Gabrielo nie widzę najmniejszych przeszkód, by tak miłą osobę gościć w mych zielonych progach. Jeśli tylko kiedyś byś chciała to serdecznie zapraszam. Może ogródek, a raczej rośliny w nim, magicznie się w tym sezonie rozrosną, dając złudzenie pięknego, dojrzałego i mocno zarośniętego ogrodu, do jakiego z uporem maniaka dążę..?
Gabi sekretem udanej uprawy powojników jest właściwy dobór odmian.
Ewelinko i Ciebie zapraszam i serdecznie dziękuję za ciepłe słowa.

Kochana myślę, że
Sabinka na pewno dobrze radzi. Skoro mówi, że Mme Plantier jest warta zakupu, to na pewno tak jest.
Mati ano widzisz sam przyznałeś... jakby nie patrzeć jakość sadzonki ma piorunujące znaczenie. Dlatego też tak mocno trzymam się zakupów w e-clem...

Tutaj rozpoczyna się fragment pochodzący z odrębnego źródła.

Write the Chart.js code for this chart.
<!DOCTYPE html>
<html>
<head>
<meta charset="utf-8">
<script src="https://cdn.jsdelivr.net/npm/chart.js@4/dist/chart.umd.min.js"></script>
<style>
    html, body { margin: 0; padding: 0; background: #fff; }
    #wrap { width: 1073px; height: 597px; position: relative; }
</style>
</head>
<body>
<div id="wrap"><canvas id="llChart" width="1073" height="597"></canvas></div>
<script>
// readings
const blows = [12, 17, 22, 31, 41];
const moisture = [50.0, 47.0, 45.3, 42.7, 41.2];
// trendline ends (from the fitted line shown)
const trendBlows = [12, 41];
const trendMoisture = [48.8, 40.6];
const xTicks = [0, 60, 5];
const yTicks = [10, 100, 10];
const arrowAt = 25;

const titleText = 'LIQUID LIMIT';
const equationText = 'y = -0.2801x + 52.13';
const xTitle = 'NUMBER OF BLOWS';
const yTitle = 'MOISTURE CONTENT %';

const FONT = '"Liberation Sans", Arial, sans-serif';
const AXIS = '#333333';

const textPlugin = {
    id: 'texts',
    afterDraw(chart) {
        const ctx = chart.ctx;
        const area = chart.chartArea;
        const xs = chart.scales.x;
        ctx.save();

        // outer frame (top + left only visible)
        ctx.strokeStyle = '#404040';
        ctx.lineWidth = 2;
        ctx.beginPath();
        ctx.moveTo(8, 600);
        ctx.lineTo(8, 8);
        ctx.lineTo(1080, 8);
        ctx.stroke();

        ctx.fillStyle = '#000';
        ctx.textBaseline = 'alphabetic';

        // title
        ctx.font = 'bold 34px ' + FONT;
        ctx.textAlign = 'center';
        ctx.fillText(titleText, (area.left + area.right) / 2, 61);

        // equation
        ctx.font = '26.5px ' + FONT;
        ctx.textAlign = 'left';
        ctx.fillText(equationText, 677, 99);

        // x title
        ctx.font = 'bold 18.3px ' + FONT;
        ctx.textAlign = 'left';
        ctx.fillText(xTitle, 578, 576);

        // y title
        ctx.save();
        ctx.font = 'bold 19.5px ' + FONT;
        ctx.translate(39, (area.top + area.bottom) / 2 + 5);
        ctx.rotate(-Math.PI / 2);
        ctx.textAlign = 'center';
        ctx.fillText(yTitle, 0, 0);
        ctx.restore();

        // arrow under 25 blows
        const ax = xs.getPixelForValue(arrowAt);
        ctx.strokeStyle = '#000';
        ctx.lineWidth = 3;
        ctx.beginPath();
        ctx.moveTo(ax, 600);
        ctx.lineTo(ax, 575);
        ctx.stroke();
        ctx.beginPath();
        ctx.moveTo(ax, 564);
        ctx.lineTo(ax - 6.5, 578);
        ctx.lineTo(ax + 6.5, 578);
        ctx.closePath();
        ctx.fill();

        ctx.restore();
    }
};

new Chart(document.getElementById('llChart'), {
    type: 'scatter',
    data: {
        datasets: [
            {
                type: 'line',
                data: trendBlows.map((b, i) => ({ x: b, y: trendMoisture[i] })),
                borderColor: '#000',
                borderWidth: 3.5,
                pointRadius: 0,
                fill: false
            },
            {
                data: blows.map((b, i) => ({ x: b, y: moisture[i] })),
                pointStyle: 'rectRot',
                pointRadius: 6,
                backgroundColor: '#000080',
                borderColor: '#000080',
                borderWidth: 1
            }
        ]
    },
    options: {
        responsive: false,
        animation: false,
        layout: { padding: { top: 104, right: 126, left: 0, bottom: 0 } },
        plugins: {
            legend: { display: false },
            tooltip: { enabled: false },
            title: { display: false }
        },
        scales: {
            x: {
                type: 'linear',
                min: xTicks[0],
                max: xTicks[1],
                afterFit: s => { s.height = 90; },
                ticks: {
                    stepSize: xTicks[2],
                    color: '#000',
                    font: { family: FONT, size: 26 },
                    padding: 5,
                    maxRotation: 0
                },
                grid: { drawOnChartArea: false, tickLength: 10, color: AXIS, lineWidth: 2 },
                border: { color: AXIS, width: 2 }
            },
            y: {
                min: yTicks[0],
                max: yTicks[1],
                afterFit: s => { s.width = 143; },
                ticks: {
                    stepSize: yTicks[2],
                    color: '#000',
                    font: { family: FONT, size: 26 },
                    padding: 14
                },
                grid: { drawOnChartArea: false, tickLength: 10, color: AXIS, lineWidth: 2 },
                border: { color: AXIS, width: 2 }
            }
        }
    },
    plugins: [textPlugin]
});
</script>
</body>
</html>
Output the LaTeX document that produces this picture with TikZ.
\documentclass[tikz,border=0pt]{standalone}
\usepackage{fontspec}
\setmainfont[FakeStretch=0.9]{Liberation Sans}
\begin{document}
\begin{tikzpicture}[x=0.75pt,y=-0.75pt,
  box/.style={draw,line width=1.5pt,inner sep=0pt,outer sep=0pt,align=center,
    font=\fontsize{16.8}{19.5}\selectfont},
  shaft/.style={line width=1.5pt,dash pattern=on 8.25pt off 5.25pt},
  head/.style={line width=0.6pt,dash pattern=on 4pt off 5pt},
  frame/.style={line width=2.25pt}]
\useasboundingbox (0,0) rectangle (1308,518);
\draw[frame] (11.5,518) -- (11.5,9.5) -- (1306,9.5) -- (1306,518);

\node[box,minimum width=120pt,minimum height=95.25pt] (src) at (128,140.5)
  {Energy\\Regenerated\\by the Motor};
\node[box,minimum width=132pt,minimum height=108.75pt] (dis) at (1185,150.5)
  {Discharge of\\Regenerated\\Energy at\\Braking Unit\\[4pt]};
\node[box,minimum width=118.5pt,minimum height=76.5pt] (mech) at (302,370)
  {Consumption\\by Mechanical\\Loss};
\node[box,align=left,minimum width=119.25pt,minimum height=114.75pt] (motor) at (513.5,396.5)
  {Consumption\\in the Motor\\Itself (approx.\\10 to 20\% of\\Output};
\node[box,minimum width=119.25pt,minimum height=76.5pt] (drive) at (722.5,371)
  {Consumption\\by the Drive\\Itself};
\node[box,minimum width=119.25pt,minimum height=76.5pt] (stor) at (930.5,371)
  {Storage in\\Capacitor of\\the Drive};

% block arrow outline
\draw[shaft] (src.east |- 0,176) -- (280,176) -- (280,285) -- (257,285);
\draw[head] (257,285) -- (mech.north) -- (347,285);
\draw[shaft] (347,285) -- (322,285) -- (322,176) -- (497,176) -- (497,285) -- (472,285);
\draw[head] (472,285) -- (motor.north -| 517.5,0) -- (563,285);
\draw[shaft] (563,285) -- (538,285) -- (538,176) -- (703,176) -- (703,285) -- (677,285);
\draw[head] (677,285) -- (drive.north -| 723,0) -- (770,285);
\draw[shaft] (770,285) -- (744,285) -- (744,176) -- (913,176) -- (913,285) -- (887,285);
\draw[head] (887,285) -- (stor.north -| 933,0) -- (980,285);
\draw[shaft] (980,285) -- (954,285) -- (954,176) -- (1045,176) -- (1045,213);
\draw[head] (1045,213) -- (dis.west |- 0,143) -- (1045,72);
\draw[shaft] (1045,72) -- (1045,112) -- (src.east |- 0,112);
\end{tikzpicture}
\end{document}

A może skoro już go przesadziłeś, to daj mu teraz jeszcze z sezon na zadomowienie się. Nie przesadzaj go na razie. Ja przynajmniej bym tego nie robiła.
Ewka36jj -Ewo ależ zapraszam. Fajnie by było pooglądać kwiatki, pogadać, kawkę wypić i ciacho zjeść z kimś kto Cię rozumie i ma takiego samego świra ogrodowego.
Mam nadzieję, że domowe cebulowe w tym roku wszystkim będą dopisywać i obficie kwitnąć. Ja znów nie mogłam się oprzeć i przytachałam do domu kolejną partię tych ślicznych wiosennych kwiatuchów.
zbyszek50 witaj u mnie. Na początku może przejdźmy na "Ty". tutaj na forum nikt sobie nie "paniuje".
Jestem z dolnej części wielkopolski a Ty?
Aprilku nasza Jolu wiosenna jak miło, że poczułaś wiosnę i wróciłaś na łono forum. Ja jestem całkiem zadowolona z New Dawn. Teraz mi się podoba. Duża już jest i zdrowa. Jednak gdybym miała ją znów kupić, to już bym się na nią nie zdecydowała, bo jest jednak wiele piękniejszych róż.
Powiedz mi czy masz może u siebie jakieś powojniki włoskie (viticella)?
Daysy ja zakupy powojników robię tylko i wyłącznie w E-clematis. Z tego źródła mam 95% sadzonek. Reszta kupiona lokalnie, jak na własne oczy coś zobaczyłam i mi się spodobało.
Dylematów "co tu koniecznie uszczuplić ze zbyt długiej listy" absolutnie nie zazdroszczę. Zmagam się z tym kilka razy w sezonie. Bardzo mecząca czynność.
Ewelinko i Sabinko ależ nie przeszkadzajcie sobie i wymieniajcie się radami. Po to jest to forum. A przy okazji i ja się czegoś ciekawego dowiem.

A zobacz sobie Flammentanz? Podoba Ci się czerwony kolor? Ona jest zdrowa, kwitnie raz w sezonie ale jak głupia. Liści spod kwiatów nie widać. I rośnie niczym potwór.
Powiem Wam Kochani, że pisząc ten post uświadomiłam sobie jak miło byłoby Was poznać.
Wiem, że raz do roku jest organizowane spotkanie w realu osób z naszego forum. Niestety jeżdżą na nie osoby, z którymi ja nie mam kontaktu. Może czas to zmienić? Co Wy na to?